トヨタの自動ハイビームは、安全装備パッケージの「トヨタセーフティセンス」に含まれ、単眼カメラによる制御を実施、約30km/h以上で先行車・対向車がいない場合にハイビームを使用する。AHSはステレオカメラを用いて約15km/h以上で作動。LEDの配光範囲を細やかに制御し、先行車や対向車に光が当たる部分だけを自動的に遮光する機能をもつなど、微妙に両者で仕様が異なるので注意したい。

マツダの「アクプティブ・LED・ヘッドライト」は約40km/h以上で作動する。ちなみに40km/h以下では、従来ロービームで届かなかった左右方向をヘッドライト外側に装備した「ワイド配光ロービーム」で照射する機能をもつ。

スバルの「ハイビームアシスト」は照射モードを単眼カメラ(専用)によって判断する。40km/h以上での走行時に前方からのライトが感知されない状況ではハイビームを使用、対向車が近づいた場合は自動的に防眩のためにロービームに切り替える。約30km/h以下では市街地を走行していると想定し、ロービームに固定している。

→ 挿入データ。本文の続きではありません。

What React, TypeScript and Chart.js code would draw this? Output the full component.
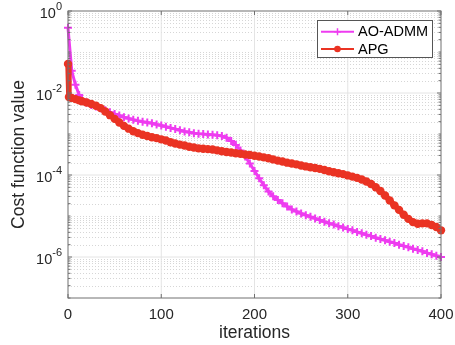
import React, { useEffect, useRef } from "react";
import { Chart, registerables } from "chart.js";

Chart.register(...registerables);

// ---- data ----
const iterations = [
  0, 1, 4, 8, 12, 15, 20, 25, 30, 35, 40, 45, 50, 55, 60, 65, 70, 75, 80, 85, 90, 95,
  100, 105, 110, 115, 120, 125, 130, 135, 140, 145, 150, 155, 160, 165, 170, 175, 180,
  185, 190, 195, 200, 205, 210, 215, 220, 225, 230, 235, 240, 245, 250, 255, 260, 265,
  270, 275, 280, 285, 290, 295, 300, 305, 310, 315, 320, 325, 330, 335, 340, 345, 350,
  355, 360, 365, 370, 375, 380, 385, 390, 395, 400,
];

const aoAdmm = [
  3.89e-1, null, 3.47e-2, 1.58e-2, 8.91e-3,
  7.08e-3, 5.89e-3, 5.13e-3, 4.68e-3, 4.27e-3, 3.8e-3, 3.39e-3, 3.09e-3, 2.82e-3, 2.57e-3,
  2.4e-3, 2.24e-3, 2.09e-3, 2.0e-3, 1.91e-3, 1.82e-3, 1.7e-3, 1.62e-3, 1.51e-3, 1.41e-3,
  1.32e-3, 1.23e-3, 1.15e-3, 1.1e-3, 1.05e-3, 1.02e-3, 1.0e-3, 9.77e-4, 9.55e-4, 9.33e-4,
  8.91e-4, 8.13e-4, 6.76e-4, 5.37e-4, 3.98e-4, 2.82e-4, 1.91e-4, 1.26e-4, 8.32e-5, 5.62e-5,
  3.98e-5, 3.02e-5, 2.45e-5, 2.04e-5, 1.7e-5, 1.45e-5, 1.29e-5, 1.15e-5, 1.05e-5, 9.55e-6,
  8.71e-6, 7.94e-6, 7.24e-6, 6.61e-6, 6.17e-6, 5.62e-6, 5.25e-6, 4.79e-6, 4.47e-6, 4.07e-6,
  3.8e-6, 3.47e-6, 3.24e-6, 2.95e-6, 2.75e-6, 2.57e-6, 2.34e-6, 2.19e-6, 2.0e-6, 1.86e-6,
  1.74e-6, 1.58e-6, 1.48e-6, 1.38e-6, 1.26e-6, 1.17e-6, 1.07e-6, 1.0e-6,
];

const apg = [
  5.13e-2, 7.94e-3, 7.59e-3, 7.08e-3, 6.61e-3,
  6.31e-3, 5.89e-3, 5.37e-3, 4.9e-3, 4.27e-3, 3.55e-3, 2.88e-3, 2.34e-3, 1.91e-3, 1.58e-3,
  1.35e-3, 1.17e-3, 1.05e-3, 9.55e-4, 8.91e-4, 8.32e-4, 7.94e-4, 7.41e-4, 6.92e-4, 6.31e-4,
  5.89e-4, 5.5e-4, 5.25e-4, 4.9e-4, 4.68e-4, 4.47e-4, 4.37e-4, 4.27e-4, 4.17e-4, 3.98e-4,
  3.8e-4, 3.63e-4, 3.55e-4, 3.39e-4, 3.31e-4, 3.16e-4, 3.09e-4, 2.95e-4, 2.82e-4, 2.69e-4,
  2.57e-4, 2.4e-4, 2.24e-4, 2.14e-4, 2.0e-4, 1.91e-4, 1.82e-4, 1.7e-4, 1.62e-4, 1.55e-4,
  1.48e-4, 1.41e-4, 1.32e-4, 1.23e-4, 1.17e-4, 1.1e-4, 1.05e-4, 9.77e-5, 9.12e-5, 8.51e-5,
  7.76e-5, 6.92e-5, 6.03e-5, 5.01e-5, 4.07e-5, 3.16e-5, 2.4e-5, 1.82e-5, 1.41e-5, 1.07e-5,
  8.51e-6, 7.08e-6, 6.46e-6, 6.61e-6, 6.61e-6, 6.03e-6, 5.37e-6, 4.47e-6,
];

const seriesNames = ["AO-ADMM", "APG"];
const xTicks = [0, 100, 200, 300, 400];
const yTickExponents = [0, -2, -4, -6];
const xTitle = "iterations";
const yTitle = "Cost function value";

// ---- styling ----
const FONT = '"Liberation Sans", Arial, Helvetica, sans-serif';
const AXIS = "#262626";
const MAGENTA = "#ee3cf0";
const RED = "#ea3323";

function drawMarker(ctx: CanvasRenderingContext2D, style: string, x: number, y: number, r: number, color: string, lw: number) {
  ctx.save();
  if (style === "cross") {
    ctx.strokeStyle = color;
    ctx.lineWidth = lw;
    ctx.beginPath();
    ctx.moveTo(x - r, y);
    ctx.lineTo(x + r, y);
    ctx.moveTo(x, y - r);
    ctx.lineTo(x, y + r);
    ctx.stroke();
  } else {
    ctx.fillStyle = color;
    ctx.beginPath();
    ctx.arc(x, y, r, 0, Math.PI * 2);
    ctx.fill();
  }
  ctx.restore();
}

const decorPlugin = {
  id: "decor",
  beforeDatasetsDraw(chart: any) {
    const { ctx, chartArea, scales } = chart;
    const { left, right, top, bottom } = chartArea;
    const x = scales.x;
    const y = scales.y;
    ctx.save();
    // minor dotted horizontal grid
    ctx.lineWidth = 1;
    ctx.strokeStyle = "#d6d6d6";
    ctx.setLineDash([1, 2]);
    for (let e = -7; e < 0; e++) {
      for (let m = 1; m <= 9; m++) {
        if (m === 1 && yTickExponents.includes(e)) continue;
        const v = m * Math.pow(10, e);
        const py = Math.round(y.getPixelForValue(v)) + 0.5;
        if (py <= top + 1 || py >= bottom - 1) continue;
        ctx.beginPath();
        ctx.moveTo(left, py);
        ctx.lineTo(right, py);
        ctx.stroke();
      }
    }
    ctx.setLineDash([]);
    ctx.strokeStyle = "#e4e4e4";
    for (const e of yTickExponents) {
      const py = y.getPixelForValue(Math.pow(10, e));
      if (py <= top + 1 || py >= bottom - 1) continue;
      ctx.beginPath();
      ctx.moveTo(left, py);
      ctx.lineTo(right, py);
      ctx.stroke();
    }
    for (const v of xTicks) {
      const px = x.getPixelForValue(v);
      if (px <= left + 1 || px >= right - 1) continue;
      ctx.beginPath();
      ctx.moveTo(px, top);
      ctx.lineTo(px, bottom);
      ctx.stroke();
    }
    ctx.restore();
  },
  afterDatasetsDraw(chart: any) {
    const { ctx, chartArea, scales } = chart;
    const { left, right, top, bottom } = chartArea;
    const x = scales.x;
    const y = scales.y;
    ctx.save();
    // box
    ctx.strokeStyle = "#707070";
    ctx.lineWidth = 1;
    ctx.strokeRect(left, top, right - left, bottom - top);
    // x ticks (inward, top and bottom)
    ctx.beginPath();
    for (const v of xTicks) {
      const px = x.getPixelForValue(v);
      ctx.moveTo(px, bottom);
      ctx.lineTo(px, bottom - 4);
      ctx.moveTo(px, top);
      ctx.lineTo(px, top + 4);
    }
    // y ticks (inward, left and right)
    for (let e = -7; e <= 0; e++) {
      for (let m = 1; m <= 9; m++) {
        const v = m * Math.pow(10, e);
        if (v > 1.0000001) continue;
        const py = y.getPixelForValue(v);
        const len = m === 1 && yTickExponents.includes(e) ? 4 : 2.5;
        ctx.moveTo(left, py);
        ctx.lineTo(left + len, py);
        ctx.moveTo(right, py);
        ctx.lineTo(right - len, py);
      }
    }
    ctx.stroke();
    // x tick labels
    ctx.fillStyle = AXIS;
    ctx.textAlign = "center";
    ctx.textBaseline = "middle";
    ctx.font = `15px ${FONT}`;
    for (const v of xTicks) {
      ctx.fillText(String(v), x.getPixelForValue(v), 315);
    }
    // y tick labels: 10^e
    ctx.textAlign = "right";
    ctx.textBaseline = "middle";
    for (const e of yTickExponents) {
      const py = y.getPixelForValue(Math.pow(10, e));
      const expStr = e === 0 ? "0" : "-" + Math.abs(e);
      ctx.font = `11px ${FONT}`;
      const ew = ctx.measureText(expStr).width;
      ctx.fillText(expStr, left - 6, py - 4);
      ctx.font = `14.5px ${FONT}`;
      ctx.fillText("10", left - 6 - ew, py + 3);
    }
    // legend
    const bx = 317, by = 20, bw = 115, bh = 37;
    ctx.fillStyle = "#ffffff";
    ctx.fillRect(bx, by, bw, bh);
    ctx.strokeStyle = "#555555";
    ctx.lineWidth = 1;
    ctx.strokeRect(bx + 0.5, by + 0.5, bw, bh);
    const rows = [31.7, 49];
    chart.data.datasets.forEach((ds: any, i: number) => {
      const ry = rows[i];
      ctx.strokeStyle = ds.borderColor;
      ctx.lineWidth = 2;
      ctx.beginPath();
      ctx.moveTo(321, ry);
      ctx.lineTo(354, ry);
      ctx.stroke();
      drawMarker(ctx, ds.pointStyle, 337.5, ry, ds.pointStyle === "cross" ? 3.5 : 3.3, ds.borderColor, 1.5);
      ctx.fillStyle = "#000000";
      ctx.textAlign = "left";
      ctx.textBaseline = "middle";
      ctx.font = `14.5px ${FONT}`;
      ctx.fillText(ds.label, 358, ry + 0.5);
    });
    ctx.restore();
  },
};

export default function App() {
  const ref = useRef<HTMLCanvasElement | null>(null);

  useEffect(() => {
    if (!ref.current) return;
    const chart = new Chart(ref.current, {
      type: "line",
      data: {
        datasets: [
          {
            label: seriesNames[0],
            data: iterations.map((it, i) => ({ x: it, y: aoAdmm[i] })),
            borderColor: MAGENTA,
            backgroundColor: MAGENTA,
            borderWidth: 3,
            pointStyle: "cross",
            pointRadius: 4,
            pointBorderWidth: 2,
            pointBorderColor: MAGENTA,
            spanGaps: true,
            clip: false,
            order: 1,
          } as any,
          {
            label: seriesNames[1],
            data: iterations.map((it, i) => ({ x: it, y: apg[i] })),
            borderColor: RED,
            backgroundColor: RED,
            borderWidth: 5.5,
            pointStyle: "circle",
            pointRadius: 4.2,
            pointBorderWidth: 0,
            pointBackgroundColor: RED,
            clip: false,
            order: 0,
          } as any,
        ],
      },
      options: {
        responsive: false,
        animation: false,
        events: [],
        layout: { padding: { left: 0, top: 11, right: 14, bottom: 0 } },
        plugins: { legend: { display: false }, tooltip: { enabled: false } },
        scales: {
          x: {
            type: "linear",
            min: 0,
            max: 400,
            afterBuildTicks: (s: any) => {
              s.ticks = xTicks.map((v) => ({ value: v }));
            },
            afterFit: (s: any) => {
              s.height = 47;
            },
            grid: { display: false, drawTicks: false },
            border: { display: false },
            ticks: { display: false },
            title: {
              display: true,
              text: xTitle,
              color: AXIS,
              font: { size: 17.5, family: FONT },
              padding: { top: 0, bottom: 1.5 },
            },
          },
          y: {
            type: "logarithmic",
            min: 1e-7,
            max: 1,
            afterFit: (s: any) => {
              s.width = 68;
            },
            grid: { display: false, drawTicks: false },
            border: { display: false },
            ticks: { display: false },
            title: {
              display: true,
              text: yTitle,
              color: AXIS,
              font: { size: 17.5, family: FONT },
              padding: { top: 8.5, bottom: 0 },
            },
          },
        },
      } as any,
      plugins: [decorPlugin],
    });
    return () => chart.destroy();
  }, []);

  return (
    <div style={{ position: "absolute", left: 0, top: 0, width: 455, height: 345, background: "#ffffff" }}>
      <canvas ref={ref} width={455} height={345} style={{ display: "block", width: 455, height: 345 }} />
    </div>
  );
}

スバルのハイビームアシストは、フロントウインドゥ内側の単眼カメラが前方の光を検知し、状況に応じてハイビーム/ロービームを自動的に切り替え。より明るく安全な夜間視界を確保。40km/hで走行している時に作動するが、約30km/h以下では市街地走行を想定してロービームで固定している

ちなみに、速度設定において30~40km/hでの作動条件に曖昧さが残るのは、オートクルーズ機能でも見られるような、設定速度と実速度の誤差を埋めるマージンと解釈してよいだろう。

近い将来にはLEDやレーザー光を利用した照射範囲を広く精密に制御可能とするヘッドランプの進化によって、ハイ/ロー・ビームの定義など、法律の解釈に拘泥することにあまり意味はなくなりそうだ。

むしろヘッドランプの性能や設定にこだわるのではなく、ドライバーにヘッドライトを「点けるか点けないか」という運転するうえでの自らの安全感覚に基づいて、機能を適切に使いこなしてもらえるように啓蒙するといった、運転マナーの再確認のほうが重要ではないだろうか。運転中にヘッドライトの機能設定に気を取られているようでは、本末転倒も甚だしいのだから。